There was construction near the road as we turned up a pebbly path, driving up to the orphanage that Sister Romana had appropriately called “Pysanka” (Easter Egg).

All five foot two of Sister Romana was waiting outside to greet us (perhaps 5’4” with her habit on). We all got out of the hot car and hugged her like we were old friends. After brief introductions of Marik, both Oksanas and myself, Sister Romana took us inside to show us all the progress on the renovated home we had not yet seen.

First we were led into the dining room where some of the girls were busy running in and out of the room setting up the table, timidly avoiding eye contact. Once everything was ready, everyone sat down in their likely assigned seats and we drank tea and ate chocolates.

The girls took a little while to warm up to us. After some coaxing, questions and songs, the barriers came down.  They got up and led us around their new home showing us all their bedrooms, washrooms and the newly completed nursery.

Then we went outside. Each of our hands was taken by one girl and we were led higher up a hill to their horod (garden). The girls were so proud of their huge crops. They begged us to take their photos hugging their cabbages, holding red peppers and posing with rakes.

We came back from our little walk to fresh dinner on the table made by Sister Romana: everything delicious straight from the garden.

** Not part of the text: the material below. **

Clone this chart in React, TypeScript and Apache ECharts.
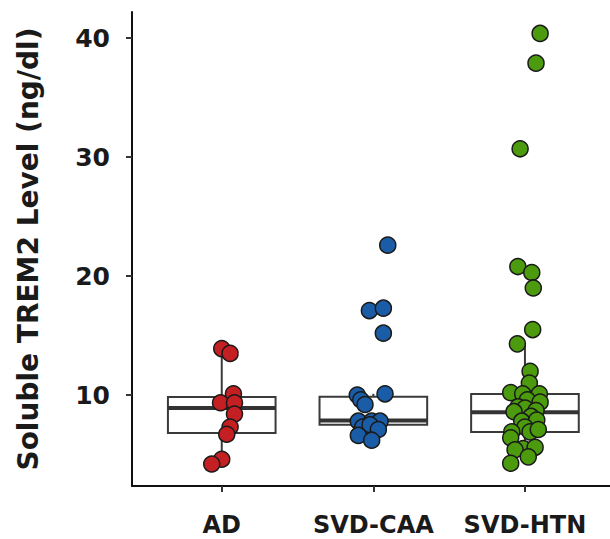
import React, { useEffect, useRef } from "react";
import * as echarts from "echarts";

const categories = ["AD", "SVD-CAA", "SVD-HTN"];
const yTicks = [10, 20, 30, 40];

// box stats: [lower whisker, Q1, median, Q3, upper whisker]
const adBox = [4.6, 6.8, 8.9, 9.83, 13.9];
const caaBox = [6.2, 7.5, 7.85, 9.86, 10.1];
const htnBox = [4.26, 6.9, 8.55, 10.08, 14.3];

// points: values and horizontal jitter (category units)
const adValues = [13.9, 13.5, 10.1, 9.35, 9.35, 8.4, 7.3, 6.7, 4.6, 4.2];
const adJitter = [0, 0.055, 0.077, -0.008, 0.084, 0.084, 0.055, 0.033, 0, -0.066];

const caaValues = [22.6, 17.1, 17.3, 15.2, 10.1, 10.0, 9.6, 9.2, 7.8, 7.8, 7.8, 7.3, 7.5, 7.1, 6.6, 6.2];
const caaJitter = [0.095, -0.026, 0.066, 0.066, 0.077, -0.106, -0.083, -0.055, -0.099, -0.011, 0.044, -0.07, -0.022, 0.033, -0.099, -0.011];

const htnValues = [40.4, 37.9, 30.7, 20.8, 20.3, 19.0, 15.5, 14.3, 12.0, 11.0, 10.2, 10.1, 10.1, 9.6, 9.4, 9.0, 8.9, 8.6, 8.7, 8.2, 7.8, 7.9, 7.3, 6.9, 6.9, 7.1, 6.4, 5.5, 5.6, 5.4, 4.8, 4.26];
const htnJitter = [0.1, 0.073, -0.032, -0.047, 0.045, 0.055, 0.051, -0.05, 0.034, 0.029, -0.094, -0.015, 0.095, 0.016, 0.1, -0.045, 0.001, -0.072, 0.073, 0.04, -0.021, 0.078, 0, -0.087, 0.034, 0.088, -0.094, -0.011, 0.067, -0.065, 0.022, -0.094];

const FONT = "DejaVu Sans";

function pts(values: number[], jitter: number[], idx: number) {
  return values.map((v, i) => [idx + 1 + jitter[i], v]);
}

export default function App() {
  const ref = useRef<HTMLDivElement>(null);
  useEffect(() => {
    if (!ref.current) return;
    const chart = echarts.init(ref.current, undefined, { renderer: "svg" });
    const boxes = [adBox, caaBox, htnBox].map((b, i) => [i + 1, ...b]);
    const dotStyle = (color: string) => ({
      color,
      borderColor: "#1a1a1a",
      borderWidth: 1.5,
      opacity: 1,
    });
    chart.setOption({
      animation: false,
      grid: { left: 132, right: 0, top: 12, bottom: 53, containLabel: false },
      xAxis: {
        type: "value",
        min: 0.408,
        max: 3.561,
        splitLine: { show: false },
        axisLine: { show: true, lineStyle: { color: "#111", width: 2 } },
        axisTick: { show: true, customValues: [1, 2, 3], length: 6, lineStyle: { color: "#333", width: 2 } },
        axisLabel: {
          customValues: [1, 2, 3],
          formatter: (v: number) => categories[Math.round(v) - 1] ?? "",
          fontFamily: FONT,
          fontWeight: "bold",
          fontSize: 24,
          lineHeight: 26,
          color: "#1a1a1a",
          margin: 26,
        },
      },
      yAxis: {
        type: "value",
        min: 2.35,
        max: 42.2,
        splitLine: { show: false },
        name: "Soluble TREM2 Level (ng/dl)",
        nameLocation: "middle",
        nameGap: 90,
        nameTextStyle: { fontFamily: FONT, fontWeight: "bold", fontSize: 28, color: "#1a1a1a" },
        axisLine: { show: true, lineStyle: { color: "#111", width: 2 } },
        axisTick: { show: true, customValues: yTicks, length: 6, lineStyle: { color: "#333", width: 2 } },
        axisLabel: {
          customValues: yTicks,
          fontFamily: FONT,
          fontWeight: "bold",
          fontSize: 25,
          color: "#1a1a1a",
          margin: 22,
        },
      },
      series: [
        {
          type: "custom",
          z: 1,
          data: boxes,
          renderItem: (params: any, api: any) => {
            const x = api.value(0);
            const lo = api.coord([x, api.value(1)]);
            const q1 = api.coord([x, api.value(2)]);
            const med = api.coord([x, api.value(3)]);
            const q3 = api.coord([x, api.value(4)]);
            const hi = api.coord([x, api.value(5)]);
            const w = api.size([0.71, 0])[0];
            const cx = lo[0];
            const stroke = { stroke: "#3a3a3a", lineWidth: 2 };
            return {
              type: "group",
              children: [
                { type: "line", shape: { x1: cx, y1: q3[1], x2: cx, y2: hi[1] }, style: stroke },
                { type: "line", shape: { x1: cx, y1: q1[1], x2: cx, y2: lo[1] }, style: stroke },
                { type: "rect", shape: { x: cx - w / 2, y: q3[1], width: w, height: q1[1] - q3[1] }, style: { fill: "#fff", ...stroke } },
                { type: "line", shape: { x1: cx - w / 2, y1: med[1], x2: cx + w / 2, y2: med[1] }, style: { stroke: "#333", lineWidth: 4 } },
              ],
            };
          },
        },
        { type: "scatter", z: 3, symbolSize: 16, data: pts(adValues, adJitter, 0), itemStyle: dotStyle("#c41f22") },
        { type: "scatter", z: 3, symbolSize: 16, data: pts(caaValues, caaJitter, 1), itemStyle: dotStyle("#1b5ca6") },
        { type: "scatter", z: 3, symbolSize: 16, data: pts(htnValues, htnJitter, 2), itemStyle: dotStyle("#4c9a0e") },
      ],
    });
    return () => chart.dispose();
  }, []);
  return <div ref={ref} style={{ width: 610, height: 539, position: "absolute", left: 0, top: 0 }} />;
}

We ate outside under a wooden gazebo with a colourful view of the flower garden they had all planted.

After fun photo sessions, playing with each others’ hair and a walk down to the 500-year old church in the village, it was time for us to leave.

We were only at Pysanka Orphanage for several hours but the experience left a yearning in my heart. I couldn’t stop thinking about how beautiful the girls were and how well Sister Romana is taking care of them. She has sincerely created a loving home for these deserving girls.

As our car drove away, we all looked back to see Sister Romana framed in the back window, surrounded by her children smiling and waving back at us.  I can’t wait to go back and visit them again.